start

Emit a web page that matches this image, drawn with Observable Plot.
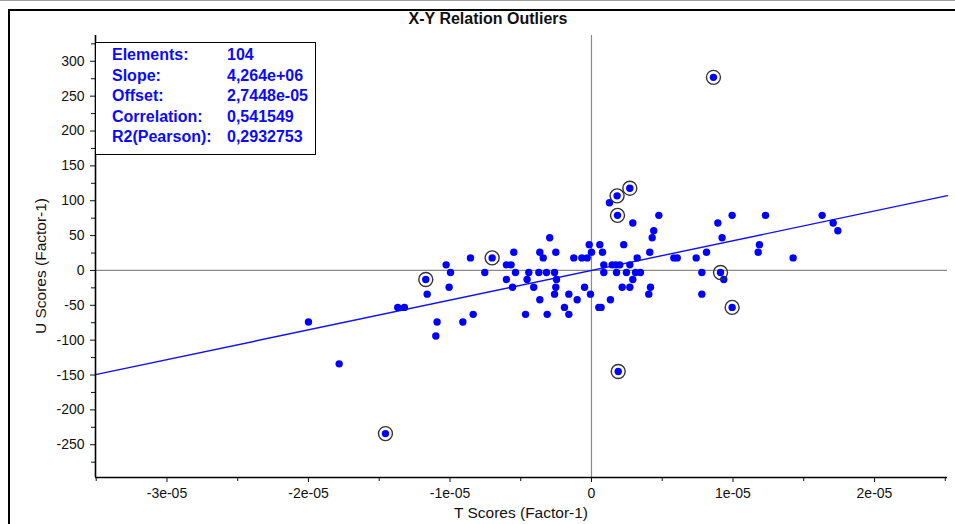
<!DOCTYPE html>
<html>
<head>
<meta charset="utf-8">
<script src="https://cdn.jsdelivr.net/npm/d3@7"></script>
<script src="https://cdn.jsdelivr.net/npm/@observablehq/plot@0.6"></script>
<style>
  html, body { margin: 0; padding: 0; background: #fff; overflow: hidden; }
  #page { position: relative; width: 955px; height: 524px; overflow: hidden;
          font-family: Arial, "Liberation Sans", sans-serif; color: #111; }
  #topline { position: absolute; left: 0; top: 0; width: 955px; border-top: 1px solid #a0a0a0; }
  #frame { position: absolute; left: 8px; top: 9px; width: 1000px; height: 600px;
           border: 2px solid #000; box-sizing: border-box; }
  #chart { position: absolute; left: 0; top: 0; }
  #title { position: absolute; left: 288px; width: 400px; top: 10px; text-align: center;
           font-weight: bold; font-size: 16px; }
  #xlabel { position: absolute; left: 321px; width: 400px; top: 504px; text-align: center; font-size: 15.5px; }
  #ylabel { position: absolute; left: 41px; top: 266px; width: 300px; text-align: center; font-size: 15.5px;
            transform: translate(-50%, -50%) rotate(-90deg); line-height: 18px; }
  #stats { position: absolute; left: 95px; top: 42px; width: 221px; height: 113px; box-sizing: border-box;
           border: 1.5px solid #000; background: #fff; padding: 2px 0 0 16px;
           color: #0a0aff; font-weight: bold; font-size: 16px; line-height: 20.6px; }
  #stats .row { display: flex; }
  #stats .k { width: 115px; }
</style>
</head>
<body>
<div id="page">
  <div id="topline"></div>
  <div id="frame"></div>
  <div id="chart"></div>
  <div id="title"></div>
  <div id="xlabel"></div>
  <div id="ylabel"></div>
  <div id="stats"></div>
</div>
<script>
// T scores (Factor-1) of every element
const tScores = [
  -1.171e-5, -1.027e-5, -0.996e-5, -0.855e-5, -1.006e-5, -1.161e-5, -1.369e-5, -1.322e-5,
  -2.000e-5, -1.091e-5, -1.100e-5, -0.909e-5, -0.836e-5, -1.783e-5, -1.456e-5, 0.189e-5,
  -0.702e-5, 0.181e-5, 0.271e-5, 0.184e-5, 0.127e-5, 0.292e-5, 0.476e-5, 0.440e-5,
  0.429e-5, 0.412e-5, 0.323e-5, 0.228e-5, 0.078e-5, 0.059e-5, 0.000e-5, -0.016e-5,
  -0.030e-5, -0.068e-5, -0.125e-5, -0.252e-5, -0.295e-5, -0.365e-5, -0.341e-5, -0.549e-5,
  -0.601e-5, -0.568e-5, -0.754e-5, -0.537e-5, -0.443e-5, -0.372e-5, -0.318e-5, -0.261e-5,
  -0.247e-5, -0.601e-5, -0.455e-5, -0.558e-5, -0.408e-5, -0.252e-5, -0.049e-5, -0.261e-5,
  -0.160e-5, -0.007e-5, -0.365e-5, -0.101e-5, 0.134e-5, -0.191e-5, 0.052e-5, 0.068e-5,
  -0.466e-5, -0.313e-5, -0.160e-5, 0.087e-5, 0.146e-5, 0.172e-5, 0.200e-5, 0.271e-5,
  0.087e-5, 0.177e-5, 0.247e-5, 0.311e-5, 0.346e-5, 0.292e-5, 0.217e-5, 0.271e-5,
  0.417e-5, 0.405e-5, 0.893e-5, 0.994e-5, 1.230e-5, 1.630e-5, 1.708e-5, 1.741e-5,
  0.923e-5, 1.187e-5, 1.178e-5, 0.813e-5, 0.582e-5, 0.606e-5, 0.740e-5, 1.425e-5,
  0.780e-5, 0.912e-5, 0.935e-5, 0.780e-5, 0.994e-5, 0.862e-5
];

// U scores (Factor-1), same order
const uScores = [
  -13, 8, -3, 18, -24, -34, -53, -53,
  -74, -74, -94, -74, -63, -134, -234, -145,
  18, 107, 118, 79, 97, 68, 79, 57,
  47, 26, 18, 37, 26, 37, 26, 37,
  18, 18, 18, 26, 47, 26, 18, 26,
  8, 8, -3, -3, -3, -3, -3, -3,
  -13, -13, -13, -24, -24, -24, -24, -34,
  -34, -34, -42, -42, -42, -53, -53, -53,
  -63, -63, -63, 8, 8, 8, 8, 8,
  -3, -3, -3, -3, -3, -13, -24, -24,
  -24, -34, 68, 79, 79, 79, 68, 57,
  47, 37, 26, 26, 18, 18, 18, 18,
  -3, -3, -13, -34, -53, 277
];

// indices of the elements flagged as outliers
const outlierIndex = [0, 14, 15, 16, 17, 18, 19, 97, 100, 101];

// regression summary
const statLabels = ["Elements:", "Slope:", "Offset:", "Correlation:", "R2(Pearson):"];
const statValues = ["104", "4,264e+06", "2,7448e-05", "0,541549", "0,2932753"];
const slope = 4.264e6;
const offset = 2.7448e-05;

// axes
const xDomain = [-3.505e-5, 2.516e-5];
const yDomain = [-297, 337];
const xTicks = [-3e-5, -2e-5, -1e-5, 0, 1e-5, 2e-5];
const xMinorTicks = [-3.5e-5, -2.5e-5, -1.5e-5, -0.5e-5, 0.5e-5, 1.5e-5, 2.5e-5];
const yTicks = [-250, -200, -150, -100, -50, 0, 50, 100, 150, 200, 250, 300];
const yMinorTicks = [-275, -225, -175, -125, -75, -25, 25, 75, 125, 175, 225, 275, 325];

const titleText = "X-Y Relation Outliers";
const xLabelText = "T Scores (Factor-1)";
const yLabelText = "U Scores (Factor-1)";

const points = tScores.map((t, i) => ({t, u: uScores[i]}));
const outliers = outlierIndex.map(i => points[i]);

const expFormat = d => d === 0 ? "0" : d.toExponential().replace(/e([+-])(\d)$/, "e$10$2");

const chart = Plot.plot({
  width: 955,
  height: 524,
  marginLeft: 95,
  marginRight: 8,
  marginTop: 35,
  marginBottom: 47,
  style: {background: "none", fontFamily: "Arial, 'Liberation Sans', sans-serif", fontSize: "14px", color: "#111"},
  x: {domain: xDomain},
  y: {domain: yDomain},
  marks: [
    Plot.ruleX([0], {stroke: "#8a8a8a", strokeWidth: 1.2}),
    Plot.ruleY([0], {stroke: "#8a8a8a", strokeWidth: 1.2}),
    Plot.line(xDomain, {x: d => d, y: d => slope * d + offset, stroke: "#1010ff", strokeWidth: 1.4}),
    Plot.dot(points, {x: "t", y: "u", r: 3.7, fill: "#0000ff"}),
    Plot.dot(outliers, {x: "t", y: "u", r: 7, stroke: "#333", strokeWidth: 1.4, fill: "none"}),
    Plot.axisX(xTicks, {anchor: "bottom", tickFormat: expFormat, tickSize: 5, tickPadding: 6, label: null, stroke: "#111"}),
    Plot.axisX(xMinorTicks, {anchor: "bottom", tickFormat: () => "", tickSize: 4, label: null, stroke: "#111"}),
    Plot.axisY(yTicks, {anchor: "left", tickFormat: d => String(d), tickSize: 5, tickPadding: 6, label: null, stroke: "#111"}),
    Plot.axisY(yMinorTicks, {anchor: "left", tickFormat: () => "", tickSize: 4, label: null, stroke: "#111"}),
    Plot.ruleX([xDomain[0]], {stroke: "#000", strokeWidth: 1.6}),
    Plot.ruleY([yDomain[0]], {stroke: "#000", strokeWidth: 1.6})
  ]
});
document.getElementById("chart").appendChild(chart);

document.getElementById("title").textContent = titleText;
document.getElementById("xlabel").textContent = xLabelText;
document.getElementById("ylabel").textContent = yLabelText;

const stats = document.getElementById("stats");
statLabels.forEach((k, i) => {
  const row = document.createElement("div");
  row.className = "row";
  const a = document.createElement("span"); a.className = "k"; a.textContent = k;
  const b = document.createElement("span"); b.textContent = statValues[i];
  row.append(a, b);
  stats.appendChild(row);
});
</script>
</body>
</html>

end

What you should do:
Across the preceding material, how many lines contain the word "page"? State the number alone.

The output:
3